Two album highlights are Robison-Willis duets on “Bed of Ashes” and “Friendless Marriage”, songs that come from the George Jones-Tammy Wynette sensibility but sound, vocally, like Gram Parsons and Emmylou Harris. Both are heartbreaking accounts of failed relationships.
One of Country Sunshine‘s most clever moments is “What Would Willie Do”, a tune about the Red-headed Stranger—complete with Mickey Raphael, Nelson’s harmonica player, sitting in. Inspired by Willie, Robison takes to the pulpit, preaching, revival-like, to the congregation about Willie as role model. The song is smart and fun (and you’ve got to respect any songwriter who can come up with lines like “He’s loves all the people no matter their races / Hell, he even made a hit country song with Julio Iglesias”).
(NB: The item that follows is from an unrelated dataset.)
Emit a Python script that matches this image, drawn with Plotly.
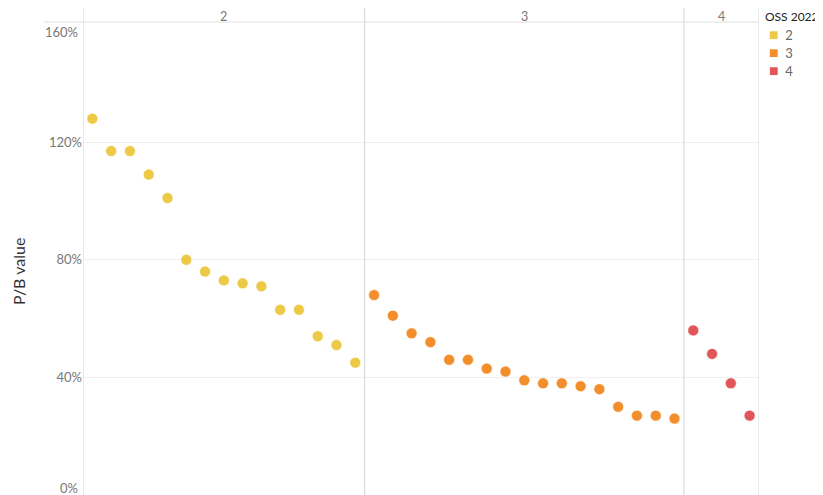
import plotly.graph_objects as go

# ---- data ----
groups = ["2", "3", "4"]
pb_group2 = [128, 117, 117, 109, 101, 80, 76, 73, 72, 71, 63, 63, 54, 51, 45]
pb_group3 = [68, 61, 55, 52, 46, 46, 43, 42, 39, 38, 38, 37, 36, 30, 27, 27, 26]
pb_group4 = [56, 48, 38, 27]
colors = ["#EDC948", "#F28E2B", "#E15759"]
legend_title = "OSS 2022"
y_ticks = [0, 40, 80, 120, 160]
y_tick_text = ["0%", "40%", "80%", "120%", "160%"]

series = [pb_group2, pb_group3, pb_group4]

FONT = "Lato, 'Open Sans', sans-serif"
OFF = 8  # default page body margin
W, H = 823 - OFF, 495 - OFF
# plot area in window pixels: x 83..759, y 22..495
ML = 83 - OFF
MR = 823 - 759
MT = 22 - OFF
MB = 0
plot_w = W - ML - MR
plot_h = H - MT - MB

fig = go.Figure()

start = 0
bounds = [-0.5]
for g, vals, col in zip(groups, series, colors):
    xs = list(range(start, start + len(vals)))
    fig.add_trace(go.Scatter(
        x=xs, y=vals, mode="markers", showlegend=False, name=g,
        marker=dict(size=11, color=col, line=dict(width=0.6, color="white")),
    ))
    start += len(vals)
    bounds.append(start - 0.5)

total = start
x_lo, x_hi = -0.5, total - 0.5

def px_x(p):  # window pixel -> paper x
    return (p - OFF - ML) / plot_w

def px_y(p):  # window pixel -> paper y
    return (H - MB - (p - OFF)) / plot_h

shapes = []
for b in bounds:
    shapes.append(dict(type="line", xref="x", yref="paper", x0=b, x1=b,
                       y0=0, y1=px_y(7), line=dict(color="#d4d4d4", width=1)))
# header bottom line
shapes.append(dict(type="line", xref="paper", yref="paper", x0=px_x(44), x1=1,
                   y0=1, y1=1, line=dict(color="#e0e0e0", width=1)))

annotations = []
for i, g in enumerate(groups):
    cx = (bounds[i] + bounds[i + 1]) / 2
    annotations.append(dict(x=cx, xref="x", y=px_y(16), yref="paper",
                            text=g, showarrow=False, xanchor="center", yanchor="middle",
                            font=dict(family=FONT, size=12.5, color="#777")))
# end tick labels shifted inward
annotations.append(dict(x=0, xref="paper", xshift=-3, y=y_ticks[0], yref="y", yshift=7,
                        text=y_tick_text[0], showarrow=False, xanchor="right", yanchor="middle",
                        font=dict(family=FONT, size=13, color="#777")))
annotations.append(dict(x=0, xref="paper", xshift=-3, y=y_ticks[-1], yref="y", yshift=-7,
                        text=y_tick_text[-1], showarrow=False, xanchor="right", yanchor="middle",
                        font=dict(family=FONT, size=13, color="#777")))
annotations.append(dict(x=px_x(18), xref="paper", y=px_y(272), yref="paper",
                        text="P/B value", textangle=-90, showarrow=False,
                        xanchor="center", yanchor="middle",
                        font=dict(family=FONT, size=16, color="#333")))
# legend
annotations.append(dict(x=px_x(763), xref="paper", y=px_y(16.5), yref="paper",
                        text=legend_title, showarrow=False, xanchor="left", yanchor="middle",
                        font=dict(family=FONT, size=12, color="#222")))
for i, (g, col) in enumerate(zip(groups, colors)):
    annotations.append(dict(
        x=px_x(767), xref="paper", y=px_y(34 + i * 17.5), yref="paper",
        text=f'<span style="color:{col};font-size:16px">■</span>&nbsp;&nbsp;{g}', showarrow=False,
        xanchor="left", yanchor="middle",
        font=dict(family=FONT, size=13, color="#666")))

fig.update_layout(
    width=W, height=H,
    margin=dict(l=ML, r=MR, t=MT, b=MB, autoexpand=False),
    paper_bgcolor="white", plot_bgcolor="white",
    font=dict(family=FONT),
    shapes=shapes, annotations=annotations,
    showlegend=False,
)
fig.update_xaxes(range=[x_lo, x_hi], showticklabels=False, showgrid=False,
                 zeroline=False, showline=False, ticks="", automargin=False)
fig.update_yaxes(range=[0, 160.9], tickvals=y_ticks[1:-1], ticktext=y_tick_text[1:-1],
                 showgrid=True, gridcolor="#f0f0f0", zeroline=False, showline=False,
                 tickfont=dict(family=FONT, size=13, color="#777"), ticks="", ticklen=0,
                 automargin=False)

fig.write_html("out.html")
“Willie” is a smart pastiche: gospel music with an occasional Willie-esque riff from a nylon-string guitar, humor, a shot of country blues, and, indeed, echoes of both Hank Williams and Luke the Drifter. (When asked if Nelson had heard the song, Robison said, laughing, “Well, I know he has, but I was lucky enough that he didn’t hear it from me (laughs) . . . I know that he heard Gary Allan do it”.)
The only problem is the song’s placement: In the middle of a record of thoughtful, first-person narratives, this just doesn’t fit, instead interrupting the album’s thematic flow. “Willie” would have been better placed at the close or perhaps as a hidden track.
But in the end, Country Sunshine remains a very fine record.
That more folks are hearing Bruce Robison’s “slow, sad songs” is good news—think of it as a ray of “country sunshine”.